Junts increases the pressure on the Government with the announcement of its rejection of the laws that arrive or are being processed in Congress, except for those that were agreed before the decision of Carles Puigdemont’s team to break with Pedro Sánchez. “Pedro Sánchez’s legislature remains blocked,” said the spokesperson, Míriam Nogueras, who has announced amendments to all of the 25 laws that are currently being processed by parliament. “We will not vote in favor of the 21 laws that are being processed. The new laws approved by the Council of Ministers will also have amendments in their entirety,” said Nogueras. The movement truncates the expectations of Moncloa, which intended to negotiate law by law after the break announced by Puigdemont.

“They have decided to cling to power, but not govern,” said the Junts spokesperson in reference to PSOE and Sumar, after criticizing Pedro Sánchez for not giving explanations about how he intends to govern “without the necessary majority.” “Without the votes of Junts, they cannot approve measures,” said Nogueras, who has expressly mentioned the General State Budgets, and laws such as the so-called ‘Bolaños law’ and ‘Begoña law’, with which the Government intends to put an end to popular accusations, for example. Everything that wants to move forward, Nogueras has expressed, will have to be “with PP and Vox.”

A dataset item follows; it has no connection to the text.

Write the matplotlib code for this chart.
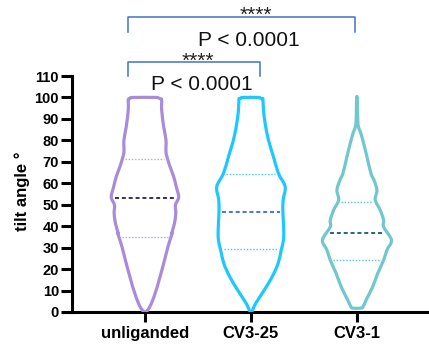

“The Government of the Spanish State has lost its legislative capacity,” added Junts, which has assured that the decision is “a reality check”: “We want coherence and for the agreements to be fulfilled.” What Nogueras has not clarified is whether he will back down from that position if Sánchez complies with the demands of the independence party under the premise that they do not trust him to do so two years after having signed the agreements. And he leaves the ball in the Government’s court, although for the moment he continues to rule out a motion of censure to oust Sánchez, which would need the votes of PP and Vox.

What they maintain in Moncloa is that what is in their “hand” has been accomplished and what does not depend exclusively on the Government “is working” to achieve it. The example they give is the official status of Catalan in the EU, which depends on the unanimity of the 27 and there are several countries with reservations about approving it, among them Germany, which recently accepted a bilateral dialogue with the Spanish Executive to try to reach an agreement. Regarding the amnesty, the Government remembers that it is the Supreme Court that has decided not to apply it in its entirety. Regarding the delegation of powers regarding migration to Catalonia, the socialists assumed that demand, but it was rejected in Congress with Podemos’ ‘no’.

The Junts press conference, in which the group’s seven deputies participated, took place two weeks after the attack that the pro-independence party launched at Pedro Sánchez by announcing the withdrawal of its support. However, the Government had minimized that decision under the premise that they already had to negotiate law by law with Carles Puigdemont’s formation. The Junts movement complicates the Executive’s intention to continue working “vote by vote.” What had also blown up were the negotiations that were being held in Switzerland and that in the last meetings, after Santos Cerdán was imprisoned, José Luis Rodríguez Zapatero led the socialist side.

Junts’ decision means that the Government cannot carry out any initiative, not even the transpositions of European directives, unless it does so with the support of PP or Vox. The only measures that the independence party will save are those that were agreed upon with the Government before the decision to break. Thus, the seven parliamentarians will vote in favor of the decree that develops the ‘ALS law’ with which 500 million euros will be allocated to guarantee care for people with this disease; of three laws that are in Congress (the customer service law, the social economy law and the cinema law) and the sustainable mobility law, which is already in the Senate.

Among the laws that Junts will veto, through its ‘no’ or the presentation of amendments to the entirety, are the family law, the classified information law, laws for the improvement of the national health system, the law for the reestablishment of the National Energy Commission, the law for business information on sustainability, the law for administrators and buyers of credits, the law for the prevention of alcohol consumption by minors, the loreg, the law for the inclusion of people with disabilities, the law for the reform of the university system, among others. Some of these initiatives have been blocked throughout the legislature.